Malaise policier : "La priorité, c'est l'amélioration des conditions de travail"
Le secrétaire général du syndicat Alternative Police-CFDT, Denis Jacob, réagit au rapport parlementaire sur l'état des forces de sécurité intérieure, présentée ce mardi.
Denis Jacob, secrétaire général du syndicat Alternative Police – CFDT, a appuyé, mardi 3 juillet sur franceinfo, les conclusions du rapport parlementaire alarmant sur l'état des forces de sécurité intérieure. "La chose à faire en priorité, c'est l'amélioration des conditions de travail, a-t-il déclaré. Un fonctionnaire de police qui n'est pas bien dans son travail au quotidien ne peut pas être épanoui et bien dans sa vie privée." La commission d'enquête parlementaire qui a travaillé sur le rapport a été lancée à la suite de la vague de suicides au sein des forces de l'ordre à l'automne 2017. Ses conclusions font état d'une crise dans les forces de sécurité intérieure. Plusieurs causes l'expliquent : manque de moyens, violence qui s'exerce contre les policiers, problèmes d'organisation.
franceinfo : Dans ce rapport, on parle de malaise, on parle de découragement, on parle aussi de sentiment d'inutilité. Ce sont des mots très forts, est-ce que vous êtes d'accord ?
Denis Jacob : Je ne peux être que d'accord, parce que le rapport sénatorial fait suite aux différentes auditions qui ont pu avoir lieu depuis plusieurs mois, dont celle à laquelle j'ai participé et où on a fait état, très précisément, de ce que fait ressortir aujourd'hui le rapport sénatorial. Cette alerte, je l'avais lancée dès 2015 en disant qu'il y avait un véritable malaise des policiers, de la souffrance au travail, un parc immobilier particulièrement vétuste. Malheureusement le temps m'a donné raison, puisqu'un an plus tard, on a eu des mouvements de policiers en colère dans la rue.

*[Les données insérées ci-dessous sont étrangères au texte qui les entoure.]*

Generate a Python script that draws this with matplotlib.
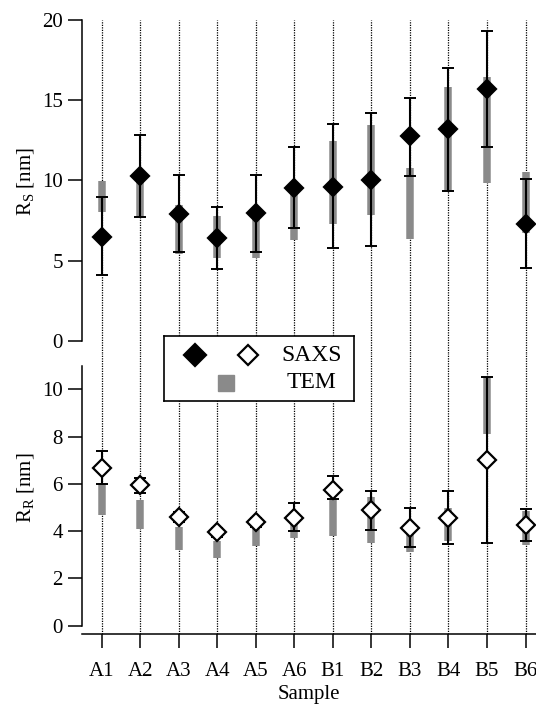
import matplotlib
matplotlib.use('Agg')
import matplotlib.pyplot as plt
import numpy as np

plt.rcParams['font.family'] = 'Liberation Serif'
plt.rcParams['mathtext.fontset'] = 'custom'
plt.rcParams['mathtext.rm'] = 'Liberation Serif'
plt.rcParams['mathtext.it'] = 'Liberation Serif:italic'

# data
samples = ['A1', 'A2', 'A3', 'A4', 'A5', 'A6', 'B1', 'B2', 'B3', 'B4', 'B5', 'B6']

# R_S (top panel)
rs_saxs = [6.5, 10.25, 7.9, 6.4, 7.95, 9.55, 9.6, 10.05, 12.75, 13.2, 15.7, 7.3]
rs_saxs_lo = [4.1, 7.7, 5.55, 4.5, 5.55, 7.05, 5.8, 5.9, 10.3, 9.35, 12.1, 4.55]
rs_saxs_hi = [8.95, 12.85, 10.35, 8.35, 10.35, 12.1, 13.5, 14.2, 15.15, 17.0, 19.3, 10.1]
rs_tem_lo = [8.05, 7.75, 5.45, 5.2, 5.15, 6.3, 7.3, 7.85, 6.35, 9.4, 9.85, 6.7]
rs_tem_hi = [9.95, 10.0, 8.45, 7.8, 8.0, 9.5, 12.45, 13.45, 10.75, 15.85, 16.45, 10.5]

# R_R (bottom panel)
rr_saxs = [6.67, 5.94, 4.58, 3.95, 4.37, 4.57, 5.74, 4.88, 4.15, 4.57, 7.01, 4.26]
rr_saxs_lo = [6.0, 5.63, 4.37, 3.77, 4.19, 3.99, 5.35, 4.05, 3.32, 3.44, 3.51, 3.60]
rr_saxs_hi = [7.40, 6.23, 4.80, 4.12, 4.54, 5.18, 6.33, 5.71, 4.99, 5.71, 10.53, 4.94]
rr_tem_lo = [4.70, 4.08, 3.20, 2.88, 3.37, 3.70, 3.79, 3.51, 3.10, 3.60, 8.10, 3.41]
rr_tem_hi = [6.05, 5.30, 4.19, 3.58, 4.12, 4.33, 5.32, 5.46, 3.93, 4.97, 10.53, 4.85]

gray = '#8a8a8a'
x = np.arange(len(samples))

fig = plt.figure(figsize=(5.36, 7.08), dpi=100)
W, H = 536, 708
left = 82.3 / W
ax1 = fig.add_axes([left, 1 - 353 / H, 1 - left, 333 / H])
ax2 = fig.add_axes([left, 1 - 634 / H, 1 - left, 281 / H])


def draw_panel(ax, saxs, lo, hi, tem_lo, tem_hi, face, ms):
    for xi in x:
        ax.axvline(xi, color='black', lw=0.9, ls=(0, (1, 1)), zorder=0)
    ax.vlines(x, tem_lo, tem_hi, color=gray, lw=5.4, zorder=1)
    saxs = np.array(saxs)
    yerr = [saxs - np.array(lo), np.array(hi) - saxs]
    ax.errorbar(x, saxs, yerr=yerr, fmt='none', ecolor='black',
                elinewidth=1.5, capsize=4.3, capthick=1.4, zorder=2)
    ax.plot(x, saxs, 'D', ms=ms, mfc=face, mec='black', mew=1.6,
            ls='none', zorder=3)


draw_panel(ax1, rs_saxs, rs_saxs_lo, rs_saxs_hi, rs_tem_lo, rs_tem_hi, 'black', 9.5)
draw_panel(ax2, rr_saxs, rr_saxs_lo, rr_saxs_hi, rr_tem_lo, rr_tem_hi, 'white', 9)

for ax in (ax1, ax2):
    ax.set_xlim(-0.5, 11.27)
    ax.spines['top'].set_visible(False)
    ax.spines['right'].set_visible(False)
    ax.spines['left'].set_linewidth(1.1)
    ax.spines['bottom'].set_linewidth(1.1)
    ax.tick_params(direction='out', length=10, width=1.1, labelsize=15,
                   colors='black')
    ax.patch.set_visible(False)

ax1.set_ylim(-0.748, 20)
ax1.spines['bottom'].set_visible(False)
ax1.spines['left'].set_bounds(0, 20)
ax1.set_yticks([0, 5, 10, 15, 20])
ax1.tick_params(axis='x', bottom=False, labelbottom=False)
ax1.tick_params(axis='y', pad=4)

ax2.set_ylim(-0.351, 11.535)
ax2.spines['left'].set_bounds(0, 11)
ax2.set_yticks([0, 2, 4, 6, 8, 10])
ax2.set_xticks(x)
ax2.set_xticklabels(samples)
ax2.tick_params(axis='x', pad=10)
ax2.tick_params(axis='y', pad=4)

ax1.set_ylabel('R$_\\mathrm{S}$ [nm]', fontsize=15)
ax2.set_ylabel('R$_\\mathrm{R}$ [nm]', fontsize=15)
ax1.yaxis.set_label_coords(-0.101, 0.514)
ax2.yaxis.set_label_coords(-0.101, 0.521)
ax2.set_xlabel('Sample', fontsize=15, labelpad=3)

# legend box spanning both panels
lax = fig.add_axes([164 / W, 1 - 400.7 / H, 190.3 / W, 64.7 / H])
lax.set_xlim(0, 1)
lax.set_ylim(0, 1)
lax.set_xticks([])
lax.set_yticks([])
for s in lax.spines.values():
    s.set_linewidth(1.2)
lax.plot([0.163], [0.706], 'D', ms=11, mfc='black', mec='black', mew=1.6)
lax.plot([0.443], [0.706], 'D', ms=10, mfc='white', mec='black', mew=1.6)
lax.plot([0.324], [0.278], 's', ms=11, mfc=gray, mec=gray)
lax.text(0.776, 0.706, 'SAXS', fontsize=17, ha='center', va='center')
lax.text(0.776, 0.278, 'TEM', fontsize=17, ha='center', va='center')

fig.savefig('out.png', dpi=100)
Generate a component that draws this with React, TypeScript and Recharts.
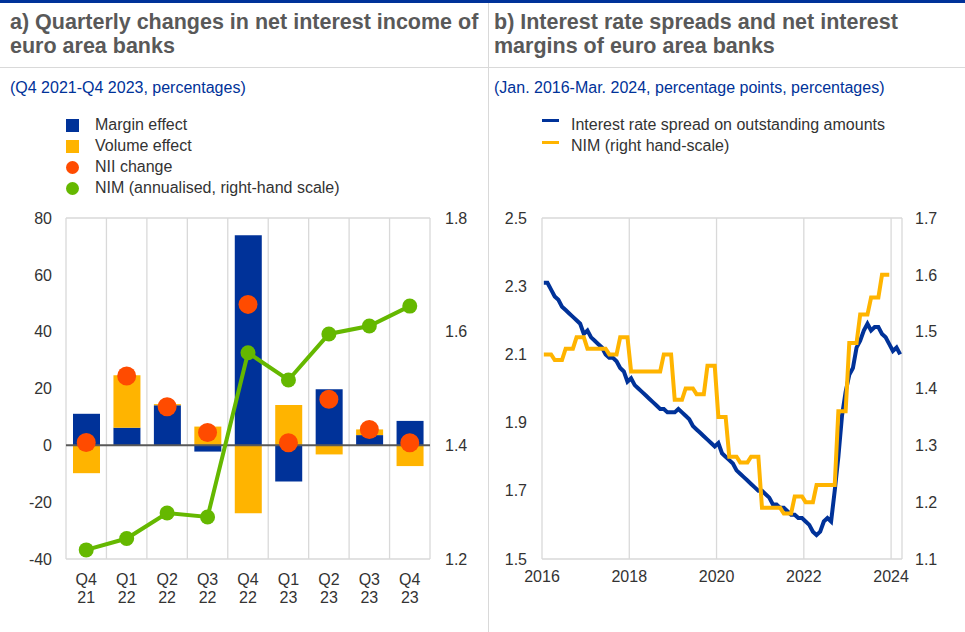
import React from 'react';
import { ComposedChart, Bar, Line, XAxis, YAxis, CartesianGrid, ReferenceLine } from 'recharts';

// ---------- Panel a) data ----------
const quarters = ['Q4 21', 'Q1 22', 'Q2 22', 'Q3 22', 'Q4 22', 'Q1 23', 'Q2 23', 'Q3 23', 'Q4 23'];
const marginEffect = [11.1, 6.2, 14.1, -2.2, 73.9, -12.7, 19.7, 3.6, 8.6];
const volumeEffect = [-9.8, 18.5, 0.4, 6.6, -23.9, 14.2, -3.2, 2.0, -7.3];
const niiChange = [1.0, 24.4, 13.6, 4.5, 49.6, 0.9, 16.2, 5.6, 0.9];
const nimAnnualised = [1.216, 1.236, 1.281, 1.274, 1.563, 1.515, 1.596, 1.61, 1.645];
const leftTicksA = [-40, -20, 0, 20, 40, 60, 80];
const rightTicksA = [1.2, 1.4, 1.6, 1.8];

// ---------- Panel b) data (monthly, Jan 2016 - Mar 2024) ----------
const spread = [
  2.31, 2.31, 2.29, 2.27, 2.26, 2.24, 2.23, 2.22, 2.21, 2.20, 2.19, 2.16,
  2.17, 2.15, 2.14, 2.13, 2.12, 2.10, 2.09, 2.09, 2.08, 2.06, 2.05, 2.02,
  2.03, 2.01, 2.00, 1.99, 1.98, 1.97, 1.96, 1.95, 1.94, 1.94, 1.93, 1.93,
  1.93, 1.94, 1.93, 1.92, 1.91, 1.89, 1.88, 1.87, 1.86, 1.85, 1.84, 1.83,
  1.84, 1.81, 1.80, 1.79, 1.78, 1.76, 1.75, 1.74, 1.73, 1.72, 1.71, 1.70,
  1.70, 1.69, 1.68, 1.66, 1.66, 1.65, 1.65, 1.64, 1.63, 1.63, 1.62, 1.62,
  1.61, 1.60, 1.58, 1.57, 1.58, 1.61, 1.62, 1.61, 1.70, 1.80, 1.92, 1.99,
  2.04, 2.06, 2.12, 2.14, 2.17, 2.19, 2.17, 2.18, 2.18, 2.16, 2.15, 2.13,
  2.11, 2.12, 2.10,
];
const nimMonthly = [
  1.46, 1.46, 1.46, 1.45, 1.45, 1.45, 1.47, 1.47, 1.47, 1.49, 1.49, 1.49,
  1.47, 1.47, 1.47, 1.47, 1.47, 1.47, 1.46, 1.46, 1.46, 1.49, 1.49, 1.49,
  1.43, 1.43, 1.43, 1.43, 1.43, 1.43, 1.43, 1.43, 1.43, 1.46, 1.46, 1.46,
  1.38, 1.38, 1.38, 1.40, 1.40, 1.40, 1.39, 1.39, 1.39, 1.44, 1.44, 1.44,
  1.35, 1.35, 1.35, 1.28, 1.28, 1.28, 1.27, 1.27, 1.27, 1.28, 1.28, 1.28,
  1.19, 1.19, 1.19, 1.19, 1.19, 1.19, 1.18, 1.18, 1.18, 1.21, 1.21, 1.21,
  1.20, 1.20, 1.20, 1.23, 1.23, 1.23, 1.23, 1.23, 1.23, 1.36, 1.36, 1.36,
  1.48, 1.48, 1.48, 1.53, 1.53, 1.53, 1.56, 1.56, 1.56, 1.60, 1.60, 1.60,
];
const yearTicks = [0, 24, 48, 72, 96];
const yearLabels = ['2016', '2018', '2020', '2022', '2024'];
const leftTicksB = [1.5, 1.7, 1.9, 2.1, 2.3, 2.5];
const rightTicksB = [1.1, 1.2, 1.3, 1.4, 1.5, 1.6, 1.7];

const BLUE = '#003299';
const YELLOW = '#FFB400';
const ORANGE = '#FF4B00';
const GREEN = '#65B800';
const GRID = '#d9d9d9';
const TXT = '#333333';
const FONT = '"Liberation Sans", Arial, sans-serif';

const dataA = quarters.map((q, i) => ({
  q,
  margin: marginEffect[i],
  volume: volumeEffect[i],
  nii: niiChange[i],
  nim: nimAnnualised[i],
}));

const dataB = spread.map((s, i) => ({
  m: i + 0.5,
  spread: s,
  nim: i < nimMonthly.length ? nimMonthly[i] : null,
}));

const QuarterTick = (props: any) => {
  const { x, y, payload } = props;
  const [a, b] = String(payload.value).split(' ');
  return (
    <text x={x} y={y} textAnchor="middle" fill={TXT} fontSize={16} fontFamily={FONT}>
      <tspan x={x} dy={25.5}>{a}</tspan>
      <tspan x={x} dy={18}>{b}</tspan>
    </text>
  );
};

const boundaryGen = (n: number) => (args: any) => {
  const off = args.offset;
  const out: number[] = [];
  for (let k = 0; k <= n; k++) out.push(off.left + (k * off.width) / n);
  return out;
};

const tickStyle = { fill: TXT, fontSize: 16, fontFamily: FONT };

function ChartA() {
  return (
    <ComposedChart
      width={488}
      height={527}
      data={dataA}
      stackOffset="sign"
      margin={{ top: 113, right: 0, bottom: 23, left: 0 }}
    >
      <CartesianGrid stroke={GRID} strokeWidth={1.3} verticalCoordinatesGenerator={boundaryGen(quarters.length)} />
      <XAxis dataKey="q" axisLine={false} tickLine={false} tickSize={0} tickMargin={0} height={50} tick={<QuarterTick />} interval={0} />
      <YAxis yAxisId="left" domain={[-40, 80]} ticks={leftTicksA} width={66} axisLine={false} tickLine={false} tickSize={0} tickMargin={14} tick={tickStyle} />
      <YAxis yAxisId="right" orientation="right" domain={[1.2, 1.8]} ticks={rightTicksA} width={58} axisLine={false} tickLine={false} tickSize={0} tickMargin={15} tick={tickStyle} tickFormatter={(v: number) => v.toFixed(1)} />
      <Bar yAxisId="left" dataKey="margin" stackId="s" fill={BLUE} barSize={27} isAnimationActive={false} />
      <Bar yAxisId="left" dataKey="volume" stackId="s" fill={YELLOW} barSize={27} isAnimationActive={false} />
      <ReferenceLine yAxisId="left" y={0} stroke="#595959" strokeWidth={2} />
      <Line yAxisId="right" dataKey="nim" stroke={GREEN} strokeWidth={4} dot={{ r: 7.5, fill: GREEN, stroke: GREEN, strokeWidth: 0 }} activeDot={false} isAnimationActive={false} />
      <Line yAxisId="left" dataKey="nii" stroke="none" dot={{ r: 9.5, fill: ORANGE, stroke: ORANGE, strokeWidth: 0 }} activeDot={false} isAnimationActive={false} />
    </ComposedChart>
  );
}

function ChartB() {
  return (
    <ComposedChart
      width={477}
      height={527}
      data={dataB}
      margin={{ top: 113, right: 0, bottom: 23, left: 0 }}
    >
      <CartesianGrid
        stroke={GRID}
        strokeWidth={1.3}
        verticalCoordinatesGenerator={(args: any) => {
          const off = args.offset;
          const xs = yearTicks.map((t) => off.left + (t / 99) * off.width);
          xs.push(off.left + off.width);
          return xs;
        }}
      />
      <XAxis dataKey="m" type="number" domain={[0, 99]} ticks={yearTicks} axisLine={false} tickLine={false} tickSize={0} tickMargin={12} height={50} tick={tickStyle} tickFormatter={(v: number) => yearLabels[yearTicks.indexOf(v)]} interval={0} />
      <YAxis yAxisId="left" domain={[1.5, 2.5]} ticks={leftTicksB} width={54} axisLine={false} tickLine={false} tickSize={0} tickMargin={15} tick={tickStyle} tickFormatter={(v: number) => v.toFixed(1)} />
      <YAxis yAxisId="right" orientation="right" domain={[1.1, 1.7]} ticks={rightTicksB} width={63} axisLine={false} tickLine={false} tickSize={0} tickMargin={13} tick={tickStyle} tickFormatter={(v: number) => v.toFixed(1)} />
      <Line yAxisId="left" dataKey="spread" stroke={BLUE} strokeWidth={4} dot={false} activeDot={false} isAnimationActive={false} />
      <Line yAxisId="right" dataKey="nim" stroke={YELLOW} strokeWidth={4} dot={false} activeDot={false} connectNulls={false} isAnimationActive={false} />
    </ComposedChart>
  );
}

const legendText: React.CSSProperties = { position: 'absolute', fontSize: 16, color: TXT, whiteSpace: 'nowrap', lineHeight: '18px' };

export default function App() {
  const titleStyle: React.CSSProperties = {
    position: 'absolute', top: 10, fontSize: 21.5, fontWeight: 'bold', color: '#595959', lineHeight: '24px', whiteSpace: 'nowrap',
  };
  const subStyle: React.CSSProperties = {
    position: 'absolute', top: 80, fontSize: 16, color: BLUE, whiteSpace: 'nowrap', lineHeight: '16px',
  };
  return (
    <div style={{ position: 'absolute', left: 0, top: 0, width: 965, height: 632, background: '#fff', fontFamily: FONT, overflow: 'hidden' }}>
      <div style={{ position: 'absolute', left: 0, top: 0, width: 965, height: 3, background: BLUE }} />
      <div style={{ position: 'absolute', left: 488, top: 3, width: 1, height: 629, background: GRID }} />
      <div style={{ position: 'absolute', left: 0, top: 67, width: 965, height: 1, background: GRID }} />

      <div style={{ ...titleStyle, left: 10 }}>a) Quarterly changes in net interest income of<br />euro area banks</div>
      <div style={{ ...titleStyle, left: 494 }}>b) Interest rate spreads and net interest<br />margins of euro area banks</div>
      <div style={{ ...subStyle, left: 10 }}>(Q4 2021-Q4 2023, percentages)</div>
      <div style={{ ...subStyle, left: 494 }}>(Jan. 2016-Mar. 2024, percentage points, percentages)</div>

      {/* Legend a */}
      <div style={{ position: 'absolute', left: 66, top: 119, width: 13, height: 13, background: BLUE }} />
      <div style={{ ...legendText, left: 95, top: 116 }}>Margin effect</div>
      <div style={{ position: 'absolute', left: 66, top: 140, width: 13, height: 13, background: YELLOW }} />
      <div style={{ ...legendText, left: 95, top: 137 }}>Volume effect</div>
      <div style={{ position: 'absolute', left: 66, top: 161, width: 13, height: 13, borderRadius: 7, background: ORANGE }} />
      <div style={{ ...legendText, left: 95, top: 158 }}>NII change</div>
      <div style={{ position: 'absolute', left: 66, top: 182, width: 13, height: 13, borderRadius: 7, background: GREEN }} />
      <div style={{ ...legendText, left: 95, top: 179 }}>NIM (annualised, right-hand scale)</div>

      {/* Legend b */}
      <div style={{ position: 'absolute', left: 542, top: 119, width: 17, height: 3, background: BLUE }} />
      <div style={{ ...legendText, left: 571, top: 116 }}>Interest rate spread on outstanding amounts</div>
      <div style={{ position: 'absolute', left: 542, top: 141, width: 17, height: 3, background: YELLOW }} />
      <div style={{ ...legendText, left: 571, top: 137 }}>NIM (right hand-scale)</div>

      <div style={{ position: 'absolute', left: 0, top: 105 }}>
        <ChartA />
      </div>
      <div style={{ position: 'absolute', left: 488, top: 105 }}>
        <ChartB />
      </div>
    </div>
  );
}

Il y a des propositions qui visent surtout l'humain, une meilleure gestion des ressources humaines, plus de formation, un management plus proche du terrain. Cela veut-il dire qu'il y a là un problème, un manque d'accompagnement et de reconnaissance ?
Bien évidemment. Pour le management, j'ai proposé qu'on mette en place un management participatif. Aujourd'hui, on fixe des objectifs aux policiers mais on ne prend pas en compte le retour du terrain, l'expérience des policiers, pour savoir si les objectifs sollicités sont conduits de la bonne manière. Ça c'est le premier point. Le rapport entre hiérarchie et subordonnés pose aussi un problème, on a toujours un management archaïque, très vertical, et ça pose un véritable sentiment d'absence de reconnaissance. Sur les mesures sociales, enfin, il y a effectivement un gros problème de politique sociale au sein du ministère de l'Intérieur, notamment en matière de logement. La majorité des policiers qui arrivent en région parisienne se retrouvent déracinés de leur territoire d'origine, et doivent se débrouiller tout seuls, dans une grande majorité, pour trouver un appartement ou un logement qu'ils doivent partager avec des collègues, ou des petites chambres pas très chères, parce qu'ils n'ont pas les moyens de les payer. Sans parler des policiers, pour certains, qui dorment encore dans leurs véhicules !
Que faudrait-il faire en priorité ?
La priorité, c'est l'amélioration des conditions de travail. Un fonctionnaire de police qui n'est pas bien dans son travail au quotidien ne peut pas être épanoui et bien dans sa vie privée. Quand vous venez dans un commissariat, comme j'ai pu en visiter récemment, y compris outre-mer, à La Réunion ou en Martinique, où vous avez le sentiment de faire un bond de 30 ans en arrière, où tout est vétuste, où rien n'est entretenu et où il n'y a pas de politique de rénovation et d'entretien régulière, ça pose de réels problèmes pour travailler dans de bonnes conditions et aussi pour l'accueil du public. C'est vrai qu'on ne peut pas faire en un an ce qui n'a pas été fait en 30 ans. Il y a une part de responsabilité collective depuis ces trente dernières années, avec une absence d'anticipation sur les rénovations qui doivent être faites.